The economy is not just slowing but is also haunted by over-investment that could constrain Beijing's options, said Shi Xiaomin, vice president of China Society of Economic Reform (CSER), a Beijing-based think-tank.
"A hard landing of the economy is possible this year as slackening domestic and external demand pushes (full-year) GDP growth below 8 percent, probably even to 6-7 percent," said Shi.
"More worrying is that such a slowdown is going hand in hand with a sharp decline in the overall economic efficiency."
The world's second-largest economy may even slip into a period of deflation late this year or next year, he added.
Shi is an adviser to the government, specializing in reform. His think-tank is under the under the National Development and Reform Commission, China's top economic planner.
Fears of a hard landing in China have gained traction as a stream of recent data, especially disappointing trade and credit data in January showed the turbo-charged economy is faltering.
China's manufacturing sector contracted in February for the fourth straight month as new export orders dropped sharply in the face of the euro area debt crisis, the HSBC flash purchasing managers index showed on Wednesday.

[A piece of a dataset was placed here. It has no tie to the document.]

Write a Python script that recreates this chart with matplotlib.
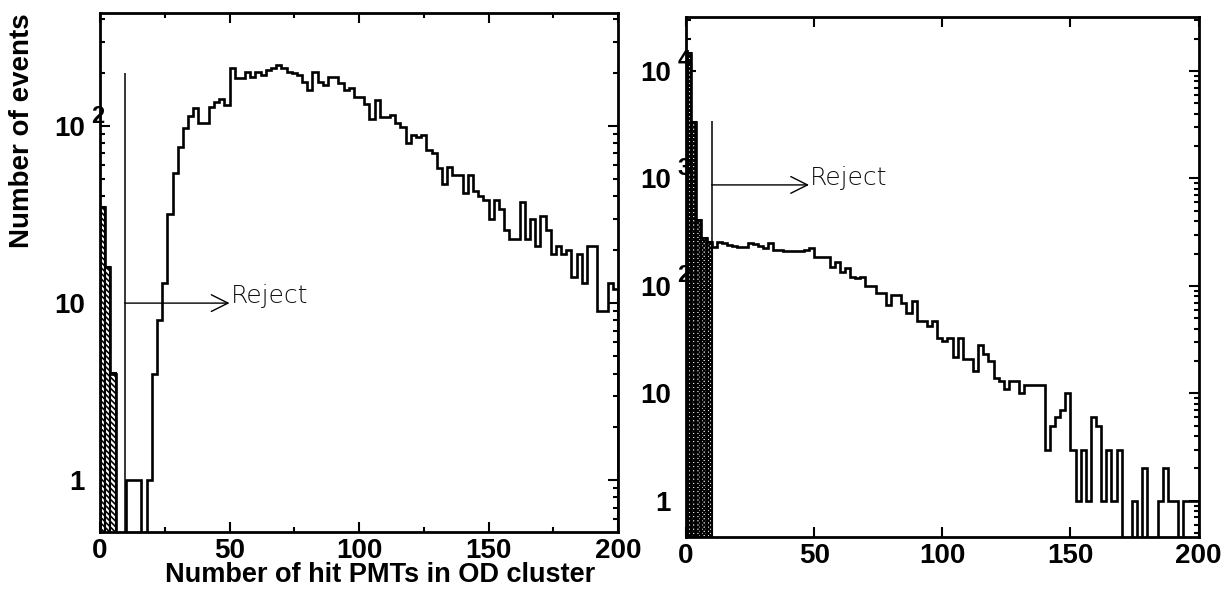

Shi's outlook is a contrarian one in China. Most government economists don't expect a hard landing, which in the Chinese context is typically defined as a sudden dip in quarterly GDP growth below 8 percent, which could lead to big job losses that pose a threat to social stability.
U.S. economist Nouriel Roubini has flagged risks of a China hard landing after 2013, mainly due to over-investment.
China's leader-in-waiting Xi Jinping said during a visit to the United States last week that China's economic momentum would not falter as some economists have predicted, and said the economy faces no risk of a hard landing.
The last time the economy showed signs of a sudden slump, during the depths of the global financial crisis in 2008/09, Beijing announced a 4 trillion yuan ($635 billion) stimulus plan that helped it quickly return to double-digit growth.
But the huge pump-priming sparked unfettered bank lending to local governments, resulting in piles of debt — officially estimated at 10.7 trillion yuan — that analysts fear could destabilize the economy.
China's property sector has begun to cool, with housing sales in some cities falling sharply as Beijing's heavy-handed tightening measures unveiled since 2009 start to bite.
But Shi warned that a downturn in property investment, which accounts for an eighth of gross domestic product (GDP), as shrinking land sales hit local government revenues, possibly forcing them to default on loans.
China's banking regulator has issued guidance to banks to roll over some of their loans made to local governments to ward off a potential wave of defaults.
China cut banks' required reserves on Saturday to support the economy that is widely expected to slowing this quarter for a fifth consecutive quarter.
The market consensus is for full-year 2012 growth to have slipped to 8-9 percent.
"But monetary policy cannot solve structural problems," Shi said.
China's reforms were launched by former leader Deng Xiaoping in 1978 and gained steam after China's entry into the World Trade Organization in 2001, propelling the country's break-neck growth in the past three decades, Shi said.
"Unfortunately, reforms have almost come to a standstill in recent years, especially concerning the monopoly," Shi said.
State-owned firms have staged a come-back as they received the bulk of Beijing's massive spending, sparking criticism that "the state advances and the private sector retreats."
"There are growing calls for reforms, but such discussions are restricted to the academic circle," said Shi, who was among economists who helped draft China's reform plans in the 1980s to steer its transition from a planned economy.
Shi said "vested interests" — state giants in oil, power, railway and banking — are the biggest obstacle to reforms.
Premier Wen Jiabao has repeatedly called for accelerating reforms to help sustain economic growth, but Shi reckons that "stability" will be the watchword for the Chinese Communist Party ahead of its leadership transition in late 2012.
"If you don't want to push reforms, the financial crisis may be an excuse to retreat. But if you want to reform, the crisis may well be an opportunity," Shi said.